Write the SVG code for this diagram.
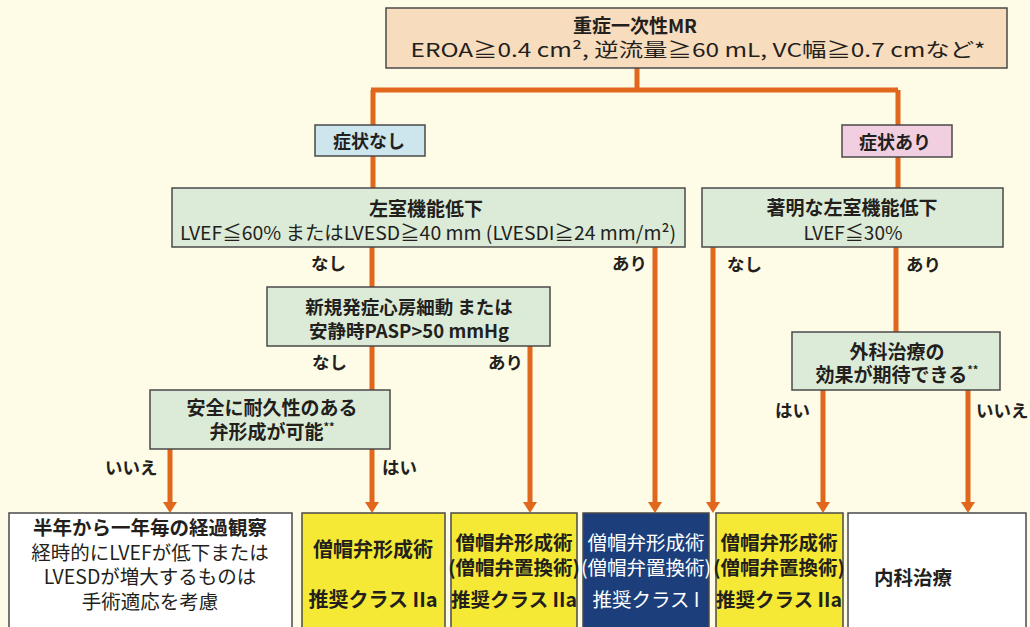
<svg xmlns="http://www.w3.org/2000/svg" width="1030" height="627" viewBox="0 0 1030 627">
<defs>
<marker id="ah" markerUnits="userSpaceOnUse" markerWidth="12" markerHeight="16" refX="0" refY="8" orient="auto" viewBox="0 0 12 16">
<path d="M0,1 L11,8 L0,15 Z" fill="#e0671c"/>
</marker>
<style>
.bx{stroke:#4a4a4a;stroke-width:1.5}
.t{font-family:"Noto Sans CJK JP","Noto Sans",sans-serif;fill:#231f1c;text-anchor:middle}
.b{font-weight:bold}
.w{fill:#ffffff}
.lbl{font-family:"Noto Sans CJK JP","Noto Sans",sans-serif;fill:#231f1c;font-size:17.5px;font-weight:bold}
.c{fill:none;stroke:#e0671c;stroke-width:5}
</style>
</defs>
<rect width="1030" height="627" fill="#fefbe6"/>
<g id="connectors">
<path class="c" d="M637,68 V90 M371,90 H898 M373,90 V188 M898,90 V188"/>
<path class="c" d="M372,247 V287 M372,346 V390"/>
<path class="c" d="M896,247 V332"/>
<path class="c" d="M372,449 V502" marker-end="url(#ah)"/>
<path class="c" d="M170,449 V502" marker-end="url(#ah)"/>
<path class="c" d="M530,346 V502" marker-end="url(#ah)"/>
<path class="c" d="M655,247 V502" marker-end="url(#ah)"/>
<path class="c" d="M713,247 V502" marker-end="url(#ah)"/>
<path class="c" d="M823,390 V502" marker-end="url(#ah)"/>
<path class="c" d="M968,390 V502" marker-end="url(#ah)"/>
<text class="lbl" x="311" y="270">なし</text>
<text class="lbl" x="612" y="270">あり</text>
<text class="lbl" x="727" y="271">なし</text>
<text class="lbl" x="906" y="271">あり</text>
<text class="lbl" x="312" y="369">なし</text>
<text class="lbl" x="488" y="369">あり</text>
<text class="lbl" x="105" y="474">いいえ</text>
<text class="lbl" x="382" y="474">はい</text>
<text class="lbl" x="775" y="417">はい</text>
<text class="lbl" x="976" y="417">いいえ</text>
</g>
<g id="top">
<rect class="bx" x="386" y="8" width="621" height="60" fill="#f8dcbe"/>
<text class="t b" x="635" y="33" font-size="19">重症一次性MR</text>
<text class="t" x="698" y="57" font-size="19" textLength="575" lengthAdjust="spacingAndGlyphs">EROA≧0.4 cm², 逆流量≧60 mL, VC幅≧0.7 cmなど*</text>
</g>
<g id="asym">
<rect class="bx" x="315" y="125" width="110" height="31" fill="#cde6ee"/>
<text class="t b" x="369" y="148" font-size="18">症状なし</text>
</g>
<g id="sym">
<rect class="bx" x="842" y="125" width="110" height="32" fill="#f2cfe0"/>
<text class="t b" x="895" y="149" font-size="18">症状あり</text>
</g>
<g id="lvdys">
<rect class="bx" x="172" y="188" width="513" height="59" fill="#dcebd8"/>
<text class="t b" x="426" y="216" font-size="19">左室機能低下</text>
<text class="t" x="428" y="240" font-size="19" textLength="496" lengthAdjust="spacingAndGlyphs">LVEF≦60% またはLVESD≧40 mm (LVESDI≧24 mm/m²)</text>
</g>
<g id="severe">
<rect class="bx" x="702" y="188" width="301" height="59" fill="#dcebd8"/>
<text class="t b" x="852" y="215" font-size="19">著明な左室機能低下</text>
<text class="t" x="853" y="240" font-size="19">LVEF≦30%</text>
</g>
<g id="af">
<rect class="bx" x="267" y="287" width="283" height="59" fill="#dcebd8"/>
<text class="t b" x="409" y="314" font-size="18.5">新規発症心房細動 または</text>
<text class="t b" x="409" y="338" font-size="18.5">安静時PASP&gt;50 mmHg</text>
</g>
<g id="repair">
<rect class="bx" x="150" y="390" width="240" height="59" fill="#dcebd8"/>
<text class="t b" x="272" y="415" font-size="19">安全に耐久性のある</text>
<text class="t b" x="272" y="439" font-size="19">弁形成が可能<tspan font-size="11" dy="-8">**</tspan></text>
</g>
<g id="surg">
<rect class="bx" x="792" y="332" width="208" height="58" fill="#dcebd8"/>
<text class="t b" x="897" y="359" font-size="19">外科治療の</text>
<text class="t b" x="897" y="382" font-size="19">効果が期待できる<tspan font-size="11" dy="-8">**</tspan></text>
</g>
<g id="watch">
<rect class="bx" x="9" y="513" width="283" height="120" fill="#ffffff"/>
<text class="t b" x="150" y="535" font-size="19.5">半年から一年毎の経過観察</text>
<text class="t" x="150" y="560" font-size="19.5">経時的にLVEFが低下または</text>
<text class="t" x="150" y="584" font-size="19.5">LVESDが増大するものは</text>
<text class="t" x="150" y="609" font-size="19.5">手術適応を考慮</text>
</g>
<g id="r1">
<rect class="bx" x="302" y="513" width="143" height="120" fill="#f6e935"/>
<text class="t b" x="373" y="557" font-size="20">僧帽弁形成術</text>
<text class="t b" x="373" y="607" font-size="20">推奨クラス IIa</text>
</g>
<g id="r2">
<rect class="bx" x="451" y="513" width="126" height="120" fill="#f6e935"/>
<text class="t b" x="514" y="550" font-size="19.5">僧帽弁形成術</text>
<text class="t b" x="514" y="575" font-size="19.5">(僧帽弁置換術)</text>
<text class="t b" x="514" y="607" font-size="19.5">推奨クラス IIa</text>
</g>
<g id="r3">
<rect class="bx" x="583" y="513" width="126" height="120" fill="#1c3f7c"/>
<text class="t w" x="646" y="550" font-size="19.5">僧帽弁形成術</text>
<text class="t w" x="646" y="575" font-size="19.5">(僧帽弁置換術)</text>
<text class="t w" x="646" y="607" font-size="19.5">推奨クラス I</text>
</g>
<g id="r4">
<rect class="bx" x="716" y="513" width="127" height="120" fill="#f6e935"/>
<text class="t b" x="779" y="550" font-size="19.5">僧帽弁形成術</text>
<text class="t b" x="779" y="575" font-size="19.5">(僧帽弁置換術)</text>
<text class="t b" x="779" y="607" font-size="19.5">推奨クラス IIa</text>
</g>
<g id="med">
<rect class="bx" x="848" y="513" width="178" height="120" fill="#ffffff"/>
<text class="t b" x="913" y="585" font-size="19.5">内科治療</text>
</g>
</svg>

##############################

◆ THE EXERCISE ◆
Transcribe the full listing above exactly as it stands, minus the pictures.

◆ EXPECTED ANSWER ◆
Write the SVG code for this diagram.
<svg xmlns="http://www.w3.org/2000/svg" width="1030" height="627" viewBox="0 0 1030 627">
<defs>
<marker id="ah" markerUnits="userSpaceOnUse" markerWidth="12" markerHeight="16" refX="0" refY="8" orient="auto" viewBox="0 0 12 16">
<path d="M0,1 L11,8 L0,15 Z" fill="#e0671c"/>
</marker>
<style>
.bx{stroke:#4a4a4a;stroke-width:1.5}
.t{font-family:"Noto Sans CJK JP","Noto Sans",sans-serif;fill:#231f1c;text-anchor:middle}
.b{font-weight:bold}
.w{fill:#ffffff}
.lbl{font-family:"Noto Sans CJK JP","Noto Sans",sans-serif;fill:#231f1c;font-size:17.5px;font-weight:bold}
.c{fill:none;stroke:#e0671c;stroke-width:5}
</style>
</defs>
<rect width="1030" height="627" fill="#fefbe6"/>
<g id="connectors">
<path class="c" d="M637,68 V90 M371,90 H898 M373,90 V188 M898,90 V188"/>
<path class="c" d="M372,247 V287 M372,346 V390"/>
<path class="c" d="M896,247 V332"/>
<path class="c" d="M372,449 V502" marker-end="url(#ah)"/>
<path class="c" d="M170,449 V502" marker-end="url(#ah)"/>
<path class="c" d="M530,346 V502" marker-end="url(#ah)"/>
<path class="c" d="M655,247 V502" marker-end="url(#ah)"/>
<path class="c" d="M713,247 V502" marker-end="url(#ah)"/>
<path class="c" d="M823,390 V502" marker-end="url(#ah)"/>
<path class="c" d="M968,390 V502" marker-end="url(#ah)"/>
<text class="lbl" x="311" y="270">なし</text>
<text class="lbl" x="612" y="270">あり</text>
<text class="lbl" x="727" y="271">なし</text>
<text class="lbl" x="906" y="271">あり</text>
<text class="lbl" x="312" y="369">なし</text>
<text class="lbl" x="488" y="369">あり</text>
<text class="lbl" x="105" y="474">いいえ</text>
<text class="lbl" x="382" y="474">はい</text>
<text class="lbl" x="775" y="417">はい</text>
<text class="lbl" x="976" y="417">いいえ</text>
</g>
<g id="top">
<rect class="bx" x="386" y="8" width="621" height="60" fill="#f8dcbe"/>
<text class="t b" x="635" y="33" font-size="19">重症一次性MR</text>
<text class="t" x="698" y="57" font-size="19" textLength="575" lengthAdjust="spacingAndGlyphs">EROA≧0.4 cm², 逆流量≧60 mL, VC幅≧0.7 cmなど*</text>
</g>
<g id="asym">
<rect class="bx" x="315" y="125" width="110" height="31" fill="#cde6ee"/>
<text class="t b" x="369" y="148" font-size="18">症状なし</text>
</g>
<g id="sym">
<rect class="bx" x="842" y="125" width="110" height="32" fill="#f2cfe0"/>
<text class="t b" x="895" y="149" font-size="18">症状あり</text>
</g>
<g id="lvdys">
<rect class="bx" x="172" y="188" width="513" height="59" fill="#dcebd8"/>
<text class="t b" x="426" y="216" font-size="19">左室機能低下</text>
<text class="t" x="428" y="240" font-size="19" textLength="496" lengthAdjust="spacingAndGlyphs">LVEF≦60% またはLVESD≧40 mm (LVESDI≧24 mm/m²)</text>
</g>
<g id="severe">
<rect class="bx" x="702" y="188" width="301" height="59" fill="#dcebd8"/>
<text class="t b" x="852" y="215" font-size="19">著明な左室機能低下</text>
<text class="t" x="853" y="240" font-size="19">LVEF≦30%</text>
</g>
<g id="af">
<rect class="bx" x="267" y="287" width="283" height="59" fill="#dcebd8"/>
<text class="t b" x="409" y="314" font-size="18.5">新規発症心房細動 または</text>
<text class="t b" x="409" y="338" font-size="18.5">安静時PASP&gt;50 mmHg</text>
</g>
<g id="repair">
<rect class="bx" x="150" y="390" width="240" height="59" fill="#dcebd8"/>
<text class="t b" x="272" y="415" font-size="19">安全に耐久性のある</text>
<text class="t b" x="272" y="439" font-size="19">弁形成が可能<tspan font-size="11" dy="-8">**</tspan></text>
</g>
<g id="surg">
<rect class="bx" x="792" y="332" width="208" height="58" fill="#dcebd8"/>
<text class="t b" x="897" y="359" font-size="19">外科治療の</text>
<text class="t b" x="897" y="382" font-size="19">効果が期待できる<tspan font-size="11" dy="-8">**</tspan></text>
</g>
<g id="watch">
<rect class="bx" x="9" y="513" width="283" height="120" fill="#ffffff"/>
<text class="t b" x="150" y="535" font-size="19.5">半年から一年毎の経過観察</text>
<text class="t" x="150" y="560" font-size="19.5">経時的にLVEFが低下または</text>
<text class="t" x="150" y="584" font-size="19.5">LVESDが増大するものは</text>
<text class="t" x="150" y="609" font-size="19.5">手術適応を考慮</text>
</g>
<g id="r1">
<rect class="bx" x="302" y="513" width="143" height="120" fill="#f6e935"/>
<text class="t b" x="373" y="557" font-size="20">僧帽弁形成術</text>
<text class="t b" x="373" y="607" font-size="20">推奨クラス IIa</text>
</g>
<g id="r2">
<rect class="bx" x="451" y="513" width="126" height="120" fill="#f6e935"/>
<text class="t b" x="514" y="550" font-size="19.5">僧帽弁形成術</text>
<text class="t b" x="514" y="575" font-size="19.5">(僧帽弁置換術)</text>
<text class="t b" x="514" y="607" font-size="19.5">推奨クラス IIa</text>
</g>
<g id="r3">
<rect class="bx" x="583" y="513" width="126" height="120" fill="#1c3f7c"/>
<text class="t w" x="646" y="550" font-size="19.5">僧帽弁形成術</text>
<text class="t w" x="646" y="575" font-size="19.5">(僧帽弁置換術)</text>
<text class="t w" x="646" y="607" font-size="19.5">推奨クラス I</text>
</g>
<g id="r4">
<rect class="bx" x="716" y="513" width="127" height="120" fill="#f6e935"/>
<text class="t b" x="779" y="550" font-size="19.5">僧帽弁形成術</text>
<text class="t b" x="779" y="575" font-size="19.5">(僧帽弁置換術)</text>
<text class="t b" x="779" y="607" font-size="19.5">推奨クラス IIa</text>
</g>
<g id="med">
<rect class="bx" x="848" y="513" width="178" height="120" fill="#ffffff"/>
<text class="t b" x="913" y="585" font-size="19.5">内科治療</text>
</g>
</svg>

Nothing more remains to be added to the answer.